* [WRITTEN INSTRUCTION] Return all of the data exactly as written, without the pictures.

* [SOURCE EXCERPT]
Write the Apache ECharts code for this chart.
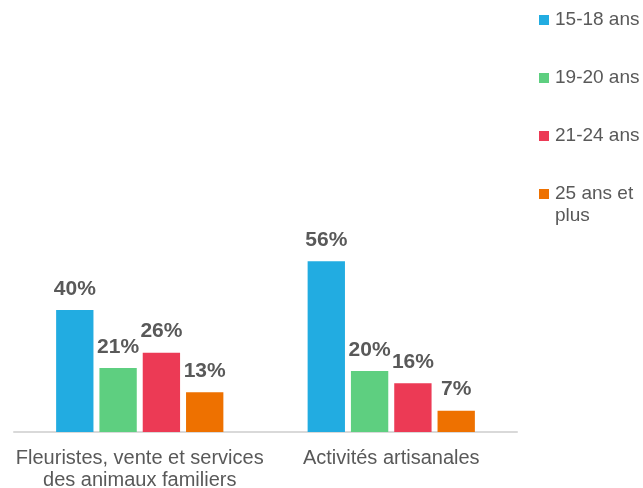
<!DOCTYPE html>
<html>
<head>
<meta charset="utf-8">
<script src="https://cdn.jsdelivr.net/npm/echarts@6/dist/echarts.min.js"></script>
<style>
  html, body { margin: 0; padding: 0; background: #ffffff; }
  #chart { width: 643px; height: 488px; }
</style>
</head>
<body>
<div id="chart"></div>
<script>
// Secteurs et répartition par tranche d'âge (en %)
const categories = ['Fleuristes, vente et services\ndes animaux familiers', 'Activités artisanales'];
const seriesNames = ['15-18 ans', '19-20 ans', '21-24 ans', '25 ans et plus'];
const age15to18 = [40, 56];
const age19to20 = [21, 20];
const age21to24 = [26, 16];
const age25plus = [13, 7];

const seriesValues = [age15to18, age19to20, age21to24, age25plus];
const colors = ['#22ace1', '#5ecf80', '#ec3a55', '#ee7100'];
const textColor = '#595959';
const fontFamily = '"Liberation Sans", Arial, sans-serif';

// One legend block per series so each entry sits on its own row.
// The last name wraps onto two lines; a leading empty line keeps its
// first line level with the colour square.
const legendCenters = [20, 78, 136, 194];
const legendLineHeight = 22;
const legends = seriesNames.map((name, i) => {
  const twoLines = name === '25 ans et plus';
  return {
    data: [name],
    orient: 'vertical',
    left: 539,
    top: twoLines ? legendCenters[i] - legendLineHeight * 1.5 : legendCenters[i] - legendLineHeight / 2,
    padding: 0,
    itemWidth: 10,
    itemHeight: 10,
    icon: 'rect',
    selectedMode: false,
    formatter: (n) => n === '25 ans et plus' ? ' \n25 ans et\nplus' : n,
    textStyle: {
      color: textColor,
      fontFamily: fontFamily,
      fontSize: 19,
      lineHeight: legendLineHeight,
      padding: [0, 0, 0, 1]
    }
  };
});

const chart = echarts.init(document.getElementById('chart'), null, { renderer: 'canvas' });
chart.setOption({
  animation: false,
  backgroundColor: '#ffffff',
  color: colors,
  legend: legends,
  grid: { left: 14, right: 126, top: 249, bottom: 56, containLabel: false, outerBoundsMode: 'none' },
  xAxis: {
    type: 'category',
    data: categories,
    axisLine: { show: true, lineStyle: { color: '#d9d9d9', width: 2 } },
    axisTick: { show: false },
    axisLabel: {
      color: textColor,
      fontFamily: fontFamily,
      fontSize: 20,
      lineHeight: 22,
      margin: 15,
      interval: 0
    }
  },
  yAxis: {
    type: 'value',
    min: 0,
    max: 60,
    show: false,
    splitLine: { show: false }
  },
  series: seriesNames.map((name, i) => ({
    name: name,
    type: 'bar',
    data: seriesValues[i],
    barGap: '16%',
    barCategoryGap: '33.5%',
    itemStyle: { color: colors[i] },
    label: {
      show: true,
      position: 'top',
      distance: 9,
      formatter: '{c}%',
      color: textColor,
      fontFamily: fontFamily,
      fontSize: 21,
      fontWeight: 'bold',
      lineHeight: 24
    }
  }))
});
</script>
</body>
</html>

* [WRITTEN REPLY]
Write the Apache ECharts code for this chart.
<!DOCTYPE html>
<html>
<head>
<meta charset="utf-8">
<script src="https://cdn.jsdelivr.net/npm/echarts@6/dist/echarts.min.js"></script>
<style>
  html, body { margin: 0; padding: 0; background: #ffffff; }
  #chart { width: 643px; height: 488px; }
</style>
</head>
<body>
<div id="chart"></div>
<script>
// Secteurs et répartition par tranche d'âge (en %)
const categories = ['Fleuristes, vente et services\ndes animaux familiers', 'Activités artisanales'];
const seriesNames = ['15-18 ans', '19-20 ans', '21-24 ans', '25 ans et plus'];
const age15to18 = [40, 56];
const age19to20 = [21, 20];
const age21to24 = [26, 16];
const age25plus = [13, 7];

const seriesValues = [age15to18, age19to20, age21to24, age25plus];
const colors = ['#22ace1', '#5ecf80', '#ec3a55', '#ee7100'];
const textColor = '#595959';
const fontFamily = '"Liberation Sans", Arial, sans-serif';

// One legend block per series so each entry sits on its own row.
// The last name wraps onto two lines; a leading empty line keeps its
// first line level with the colour square.
const legendCenters = [20, 78, 136, 194];
const legendLineHeight = 22;
const legends = seriesNames.map((name, i) => {
  const twoLines = name === '25 ans et plus';
  return {
    data: [name],
    orient: 'vertical',
    left: 539,
    top: twoLines ? legendCenters[i] - legendLineHeight * 1.5 : legendCenters[i] - legendLineHeight / 2,
    padding: 0,
    itemWidth: 10,
    itemHeight: 10,
    icon: 'rect',
    selectedMode: false,
    formatter: (n) => n === '25 ans et plus' ? ' \n25 ans et\nplus' : n,
    textStyle: {
      color: textColor,
      fontFamily: fontFamily,
      fontSize: 19,
      lineHeight: legendLineHeight,
      padding: [0, 0, 0, 1]
    }
  };
});

const chart = echarts.init(document.getElementById('chart'), null, { renderer: 'canvas' });
chart.setOption({
  animation: false,
  backgroundColor: '#ffffff',
  color: colors,
  legend: legends,
  grid: { left: 14, right: 126, top: 249, bottom: 56, containLabel: false, outerBoundsMode: 'none' },
  xAxis: {
    type: 'category',
    data: categories,
    axisLine: { show: true, lineStyle: { color: '#d9d9d9', width: 2 } },
    axisTick: { show: false },
    axisLabel: {
      color: textColor,
      fontFamily: fontFamily,
      fontSize: 20,
      lineHeight: 22,
      margin: 15,
      interval: 0
    }
  },
  yAxis: {
    type: 'value',
    min: 0,
    max: 60,
    show: false,
    splitLine: { show: false }
  },
  series: seriesNames.map((name, i) => ({
    name: name,
    type: 'bar',
    data: seriesValues[i],
    barGap: '16%',
    barCategoryGap: '33.5%',
    itemStyle: { color: colors[i] },
    label: {
      show: true,
      position: 'top',
      distance: 9,
      formatter: '{c}%',
      color: textColor,
      fontFamily: fontFamily,
      fontSize: 21,
      fontWeight: 'bold',
      lineHeight: 24
    }
  }))
});
</script>
</body>
</html>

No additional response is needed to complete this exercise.